Summary/Abstract The emergence in the United States of an increasing number of spaces across the socioeconomic spectrum with majority nonwhite populations merits close attention because of these spaces' potential in reconfiguring historical and contemporary claims to place. In an era in which the neoliberalization of urban development has spurred local governments toward more active involvement in defining relationships between race, ethnicity, consumption, and space, "majority-minority" suburbs are particularly important sites of study. In the late 2000s, two branding campaigns in majority-Asian American and Latina/o municipalities in Los Angeles's San Gabriel Valley-a densely populated region popularly known as a "suburban Chinatown"-put forth specific discourses of race, ethnicity, and culture in attempts to actualize specific visions and claims to place, identity, and history.
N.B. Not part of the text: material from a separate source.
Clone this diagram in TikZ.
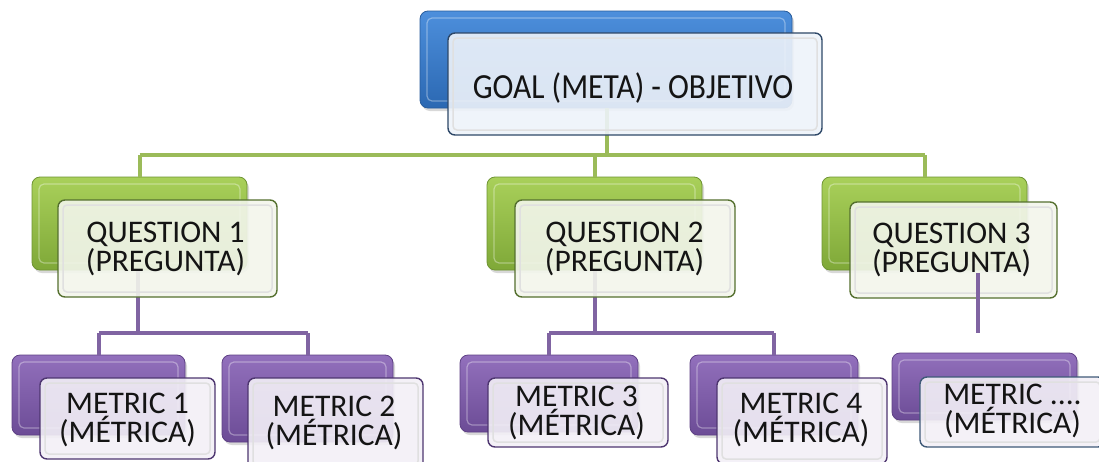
\documentclass[tikz,border=0pt]{standalone}
\usepackage{fontspec}
\setmainfont{Carlito}
\usetikzlibrary{shadows}
\definecolor{gline}{HTML}{9BBB59}
\definecolor{pline}{HTML}{8064A2}
\definecolor{bluetop}{HTML}{4D8FDC}
\definecolor{bluebot}{HTML}{2B68B2}
\definecolor{blueedge}{HTML}{285C9C}
\definecolor{greentop}{HTML}{A9D05A}
\definecolor{greenbot}{HTML}{7FA838}
\definecolor{greenedge}{HTML}{6E9432}
\definecolor{purptop}{HTML}{9270BC}
\definecolor{purpbot}{HTML}{6C4C96}
\definecolor{purpedge}{HTML}{5E4085}
\definecolor{goalfill}{HTML}{EEF3FA}
\definecolor{goaledge}{HTML}{2E4868}
\definecolor{qfill}{HTML}{F3F6EC}
\definecolor{qedge}{HTML}{55702F}
\definecolor{mfill}{HTML}{F3F0F7}
\definecolor{medge}{HTML}{4E3670}
\definecolor{slateedge}{HTML}{3F5A78}
\tikzset{
  bevel/.style={path picture={
    \draw[white, opacity=0.35, line width=1.2pt, rounded corners=5pt]
      ([shift={(7pt,-7pt)}]path picture bounding box.north west) rectangle
      ([shift={(-7pt,7pt)}]path picture bounding box.south east);}},
  backbox/.style={rectangle, rounded corners=8pt, line width=0.8pt, bevel,
    drop shadow={opacity=0.3, shadow xshift=2pt, shadow yshift=-3pt}},
  goalback/.style={backbox, top color=bluetop, bottom color=bluebot, draw=blueedge},
  qback/.style={backbox, top color=greentop, bottom color=greenbot, draw=greenedge},
  mback/.style={backbox, top color=purptop, bottom color=purpbot, draw=purpedge},
  frontbox/.style={rectangle, rounded corners=7pt, line width=1.4pt, fill opacity=0.9,
    path picture={
    \draw[black!12, line width=1.5pt, rounded corners=4pt]
      ([shift={(5pt,-5pt)}]path picture bounding box.north west) rectangle
      ([shift={(-5pt,5pt)}]path picture bounding box.south east);}},
  goalfront/.style={frontbox, fill=goalfill, draw=goaledge},
  qfront/.style={frontbox, fill=qfill, draw=qedge},
  mfront/.style={frontbox, fill=mfill, draw=medge},
  m5front/.style={frontbox, fill=mfill, draw=slateedge},
  bigtxt/.style={text=black!92, font=\fontsize{31.5}{36}\selectfont, inner sep=0pt},
  txt/.style={text=black!92, font=\fontsize{31.5}{28.5}\selectfont, align=center, inner sep=0pt},
  gconn/.style={draw=gline, line width=4pt},
  pconn/.style={draw=pline, line width=4pt}
}
\begin{document}
\begin{tikzpicture}[x=1pt, y=-1pt]
\fill[white] (0,0) rectangle (1099,461);
\clip (0,0) rectangle (1099,461);

% bus coordinates
\coordinate (gbus) at (607,155);
\coordinate (p1bus) at (138,333);
\coordinate (p2bus) at (595,333);
\coordinate (q3top) at (978,273);
\coordinate (q3end) at (978,333);

% back boxes
\node[goalback, minimum width=372pt, minimum height=97pt] (gb) at (606,59.5) {};
\node[qback, minimum width=215pt, minimum height=93pt] (q1b) at (139.5,223.5) {};
\node[qback, minimum width=215pt, minimum height=93pt] (q2b) at (594.5,223.5) {};
\node[qback, minimum width=205pt, minimum height=93pt] (q3b) at (924.5,223.5) {};
\node[mback, minimum width=173pt, minimum height=80pt] (m1b) at (98.5,395) {};
\node[mback, minimum width=171pt, minimum height=87pt] (m2b) at (307.5,398.5) {};
\node[mback, minimum width=178pt, minimum height=77pt] (m3b) at (549,393.5) {};
\node[mback, minimum width=168pt, minimum height=80pt] (m4b) at (774,395) {};
\node[mback, minimum width=185pt, minimum height=67pt] (m5b) at (984.5,386.5) {};

% connectors
\path[gconn] (gb.south -| gbus) -- (gbus);
\path[gconn] (q1b.north |- gbus) -- (q3b.north |- gbus);
\path[gconn] (q1b.north |- gbus) -- (q1b.north);
\path[gconn] (q2b.north |- gbus) -- (q2b.north);
\path[gconn] (q3b.north |- gbus) -- (q3b.north);

\path[pconn] (q1b.south -| p1bus) -- (p1bus);
\path[pconn] (m1b.north |- p1bus) -- (m2b.north |- p1bus);
\path[pconn] (m1b.north |- p1bus) -- (m1b.north);
\path[pconn] (m2b.north |- p1bus) -- (m2b.north);
\path[pconn] (q2b.south -| p2bus) -- (p2bus);
\path[pconn] (m3b.north |- p2bus) -- (m4b.north |- p2bus);
\path[pconn] (m3b.north |- p2bus) -- (m3b.north);
\path[pconn] (m4b.north |- p2bus) -- (m4b.north);

% front boxes
\node[goalfront, minimum width=374pt, minimum height=102pt] (gf) at (635,84) {};
\node[qfront, minimum width=219pt, minimum height=97pt] (q1f) at (167.5,248.5) {};
\node[qfront, minimum width=220pt, minimum height=97pt] (q2f) at (625,248.5) {};
\node[qfront, minimum width=207pt, minimum height=96pt] (q3f) at (953.5,250) {};
\node[mfront, minimum width=175pt, minimum height=81pt] (m1f) at (127.5,418.5) {};
\node[mfront, minimum width=175pt, minimum height=92pt] (m2f) at (335.5,424) {};
\node[mfront, minimum width=180pt, minimum height=69pt] (m3f) at (578,412.5) {};
\node[mfront, minimum width=170pt, minimum height=86pt] (m4f) at (802,421) {};
\node[m5front, minimum width=185pt, minimum height=70pt] (m5f) at (1012.5,412) {};

\path[pconn] (q3top) -- (q3end);

% texts
\node[bigtxt, anchor=base] (gt) at (633,98) {\scalebox{1}[1.12]{GOAL (META) - OBJETIVO}};
\node[txt] (q1t) at (165.5,249) {QUESTION 1\\(PREGUNTA)};
\node[txt] (q2t) at (624.5,249) {QUESTION 2\\(PREGUNTA)};
\node[txt] (q3t) at (951.5,250) {QUESTION 3\\(PREGUNTA)};
\node[txt] (m1t) at (127.5,420) {METRIC 1\\(MÉTRICA)};
\node[txt] (m2t) at (334,423) {METRIC 2\\(MÉTRICA)};
\node[txt] (m3t) at (576.5,413) {METRIC 3\\(MÉTRICA)};
\node[txt] (m4t) at (801,420) {METRIC 4\\(MÉTRICA)};
\node[txt] (m5t) at (1012.5,411) {METRIC ....\\(MÉTRICA)};
\end{tikzpicture}
\end{document}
In doing so, these campaigns illuminated and reinforced larger racial, geographic, and ideological divides. "Diversity" on Main Street embraced pluralist multicultural discourses of the nation, while the "Golden Mile" proposal sought to showcase the transformation of a central thoroughfare by ethnic Chinese capital and immigration. A close examination and comparison of these two campaigns shows how struggles over race, geography, and history are intertwined in the contemporary identities of places and integral to the shaping of civic landscapes.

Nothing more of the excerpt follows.